The Key Takeaway — Are Replica Watches Legal to Own?

Are replica watches legal to own? In most of the world — yes. Are they legal to sell commercially? No, nowhere. The entire legal framework around replica watches revolves around one axis: personal use versus commercial activity. As a buyer purchasing a single watch for your own enjoyment, you sit on the low-risk side of that axis in the United States, United Kingdom, Canada, Australia, and most of Europe (with the notable exceptions of Italy’s buyer fines and Germany’s aggressive customs screening).

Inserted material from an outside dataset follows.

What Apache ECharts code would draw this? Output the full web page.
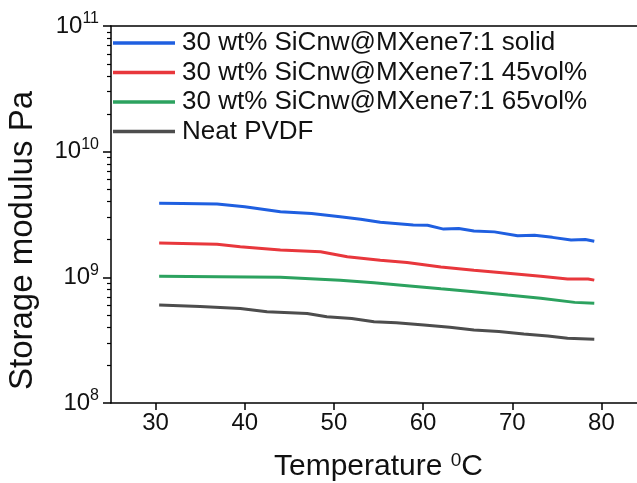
<!DOCTYPE html>
<html><head><meta charset="utf-8">
<script src="https://cdn.jsdelivr.net/npm/echarts@6/dist/echarts.min.js"></script>
<style>html,body{margin:0;padding:0;background:#fff}#c{width:637px;height:483px}</style>
</head><body><div id="c"></div>
<script>
var seriesNames = ["30 wt% SiCnw@MXene7:1 solid","30 wt% SiCnw@MXene7:1 45vol%","30 wt% SiCnw@MXene7:1 65vol%","Neat PVDF"];
var solidT = [30.4,33,36.9,40,44,47.5,50.7,53,55.2,58.9,60.5,62.3,64,65.7,68,70.6,72.5,74.5,76.6,78.2,79.2];
var solidV = [3.88e9,3.87e9,3.83e9,3.65e9,3.33e9,3.22e9,3.03e9,2.9e9,2.74e9,2.61e9,2.6e9,2.42e9,2.45e9,2.34e9,2.3e9,2.14e9,2.16e9,2.08e9,1.98e9,2.0e9,1.94e9];
var vol45T = [30.4,36.9,39.5,44,48.5,51.5,55.2,58.2,62,65.7,69.5,73.2,76.2,78.5,79.2];
var vol45V = [1.88e9,1.83e9,1.75e9,1.65e9,1.6e9,1.46e9,1.37e9,1.31e9,1.21e9,1.14e9,1.08e9,1.02e9,0.97e9,0.97e9,0.95e9];
var vol65T = [30.4,37,44,50.7,54.5,58.2,62,65.7,69.5,73.2,77,79.2];
var vol65V = [1.02e9,1.01e9,1.0e9,0.95e9,0.905e9,0.858e9,0.81e9,0.769e9,0.722e9,0.681e9,0.632e9,0.621e9];
var neatT = [30.4,35,39.5,42.5,47,49.2,52,54.5,57,60.1,63,65.7,68.5,71.3,74,76.2,79.2];
var neatV = [6.03e8,5.85e8,5.66e8,5.32e8,5.16e8,4.85e8,4.7e8,4.43e8,4.35e8,4.18e8,4.0e8,3.81e8,3.7e8,3.54e8,3.42e8,3.27e8,3.21e8];
var colors = ["#1f5fe0","#e8373c","#2ca25f","#4d4d4d"];
var xTicks = [30,40,50,60,70,80];
var yMajor = [1e8,1e9,1e10,1e11];
var yMinor = [2e8,3e8,4e8,5e8,6e8,7e8,8e8,9e8,2e9,3e9,4e9,5e9,6e9,7e9,8e9,9e9,2e10,3e10,4e10,5e10,6e10,7e10,8e10,9e10];

function pairs(t, v){ return t.map(function(x,i){ return [x, v[i]]; }); }
var allData = [pairs(solidT,solidV), pairs(vol45T,vol45V), pairs(vol65T,vol65V), pairs(neatT,neatV)];
var font = "Liberation Sans, Arial, sans-serif";
var W = 637, gridLeft = 111, gridRight = -9;
var chart = echarts.init(document.getElementById('c'));
chart.setOption({
  animation: false,
  backgroundColor: '#fff',
  grid: {left: gridLeft, top: 26, right: gridRight, bottom: 80, show: false, outerBoundsMode: 'none', containLabel: false},
  legend: {
    orient: 'vertical', left: 113, top: 30, padding: 0, itemGap: 3.5,
    itemWidth: 62, itemHeight: 3.5, icon: 'rect',
    textStyle: {fontFamily: font, fontSize: 26, color: '#111', lineHeight: 24, padding: [0,0,0,2]},
    data: seriesNames
  },
  xAxis: [{
    type: 'value', min: 25, max: 85, interval: 5,
    axisLine: {lineStyle: {color: '#000', width: 1.5}},
    axisTick: {show: true, length: 7, lineStyle: {color: '#000', width: 1.5}, customValues: xTicks},
    minorTick: {show: false},
    splitLine: {show: false},
    axisLabel: {fontFamily: font, fontSize: 24, color: '#111', margin: 8, customValues: xTicks, hideOverlap: false},
    name: 'Temperature {sup|0}C', nameLocation: 'middle', nameGap: 48,
    nameTextStyle: {fontFamily: font, fontSize: 30, color: '#111', rich: {sup: {fontFamily: font, fontSize: 19, verticalAlign: 'top', padding: [0,0,12,0], color: '#111'}}}
  }, {
    type: 'value', min: 25, max: 85, position: 'top',
    axisLine: {show: true, lineStyle: {color: '#000', width: 1.5}},
    axisTick: {show: false}, axisLabel: {show: false}, splitLine: {show: false}
  }],
  yAxis: [{
    type: 'log', logBase: 10, min: 1e8, max: 1e11, position: 'left',
    axisLine: {lineStyle: {color: '#000', width: 1.5}},
    axisTick: {show: true, length: 8, lineStyle: {color: '#000', width: 1.5}, customValues: yMajor},
    splitLine: {show: false},
    axisLabel: {
      fontFamily: font, fontSize: 24, color: '#111', margin: 12, customValues: yMajor,
      formatter: function(v){ return '10{s|' + Math.round(Math.log10(v)) + '}'; },
      rich: {s: {fontFamily: font, fontSize: 16, color: '#111', padding: [0,0,14,0]}}
    },
    name: 'Storage modulus Pa', nameLocation: 'middle', nameGap: 72,
    nameTextStyle: {fontFamily: font, fontSize: 33, color: '#111', padding: [0,52,0,0]}
  }, {
    type: 'log', logBase: 10, min: 1e8, max: 1e11, position: 'right',
    offset: -(W - gridLeft - gridRight),
    axisLine: {show: false},
    axisTick: {show: true, inside: true, length: 4, lineStyle: {color: '#000', width: 1.2}, customValues: yMinor},
    axisLabel: {show: false},
    splitLine: {show: false}
  }],
  series: allData.map(function(d, i){
    return {name: seriesNames[i], type: 'line', data: d, showSymbol: false, smooth: false,
      lineStyle: {color: colors[i], width: 3}, itemStyle: {color: colors[i]}};
  })
});
</script></body></html>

The realistic risk for a personal buyer is customs seizure — losing the item. Not prosecution, not fines, not jail. That risk varies by country and can be mitigated through common-sense practices. Japan and Singapore stand apart as genuinely strict markets where personal-use importation carries real legal consequences.

Thirty years of watching this industry have taught me one thing about this topic: the law cares about scale. One watch on a wrist is invisible to the legal system. A hundred watches in a warehouse is a federal case. Where you fall on that spectrum determines your entire risk profile. Make informed decisions based on facts, not forum hysteria — and not wishful thinking either. The truth, as usual, sits somewhere in the middle.

Disclaimer: This article provides general information about intellectual property law and customs enforcement across different countries. It is not legal advice. Laws and enforcement practices change regularly. Consult a qualified attorney in your jurisdiction for guidance on specific legal situations. Last updated March 2026.